Les modèles économiques traditionnels prévoyaient une inflation contenue tant que le chômage restait élevé, une logique qui semblait solide, mais qui ne prenait pas en compte l’épargne accumulée durant les mois de confinement et les aides gouvernementales. La demande a explosé pour certains biens, exacerbant la pression inflationniste dès le printemps 2021.

La situation s’est encore compliquée avec l’invasion de l’Ukraine par la Russie en février 2022, qui a entraîné une hausse des prix de l’énergie. En parallèle, le marché du travail s’est redressé plus rapidement que prévu, et les salaires ont connu une croissance rapide, défiant encore une fois les prévisions.

Face à une inflation persistante, la Fed a augmenté les taux d’intérêt à une vitesse inégalée depuis les années 1980, mais plutôt que de freiner l’économie, les consommateurs ont maintenu leurs dépenses sur des postes variés. Les économistes, s’attendant à ce que les foyers américains atteignent un point de rupture financier, ont régulièrement été surpris par leur résilience.

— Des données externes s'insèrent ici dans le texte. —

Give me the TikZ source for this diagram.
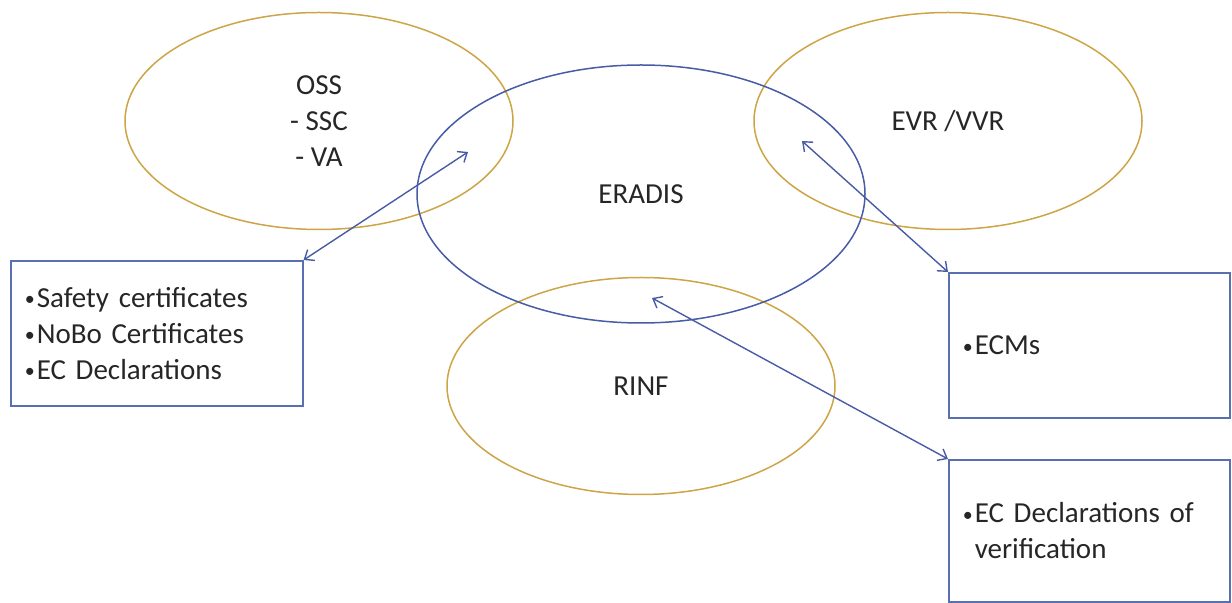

Le manque de données en temps réel sur l’épargne des consommateurs serait en partie à l’origine des difficultés des prévisionnistes à anticiper l’avenir, selon Karen Dynan, économiste à l’Université Harvard.

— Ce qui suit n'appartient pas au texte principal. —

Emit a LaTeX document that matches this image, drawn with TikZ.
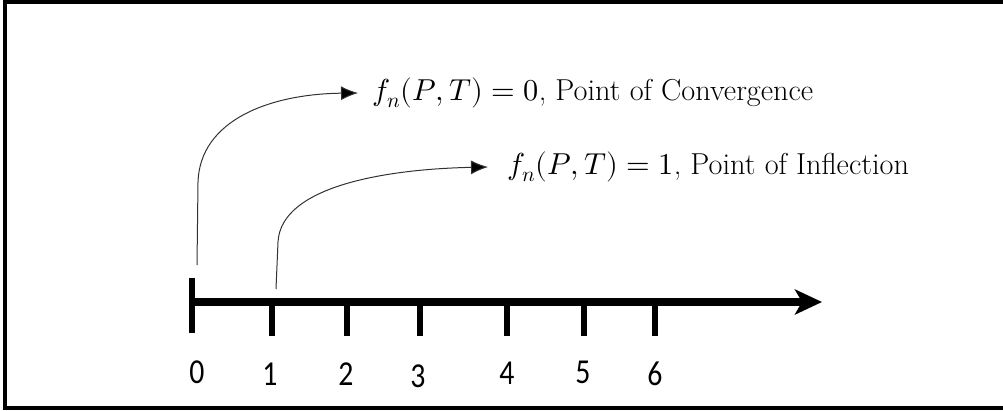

« Cela fait des mois que nous nous disons que les personnes au bas de l’échelle des revenus ont épuisé leurs économies, a-t-elle déclaré. Mais nous ne le savons pas vraiment. »

Appel à la prudence

Les économistes se demandent aujourd’hui si l’inflation peut ralentir suffisamment sans que la croissance ne s’essouffle. Ce serait alors un atterrissage indolore qui serait historiquement anormal. Cela dit, l’inflation est déjà retombée à 3,7 % en septembre aux États-Unis, après avoir culminé à environ 9 %.

Ils s’interrogent également à savoir si les taux d’intérêt devront rester élevés pour contrôler l’inflation. La nouvelle expression à la mode à Wall Street : « Plus haut pour plus longtemps ». Certains économistes envisagent un avenir où les faibles taux d’intérêt et l’inflation qui ont prévalu entre 2009 et 2020 pourraient ne jamais revenir.

Qu’en sera-t-il ? Difficile à dire. Face à ce nouveau contexte, Torsten Slok, de la société de gestion d’actifs Apollo Global Management, appelle à l’humilité. Les prévisionnistes, admet-il, doivent reconnaître que la recherche de certitudes dans un monde économique qui a radicalement changé est peut-être un exercice futile. La modestie, la flexibilité et l’adaptabilité deviennent des vertus cardinales pour les économistes qui tentent de naviguer dans cette ère d’incertitude économique.

« Nous essayons encore de comprendre comment fonctionne cette nouvelle économie », a-t-il affirmé.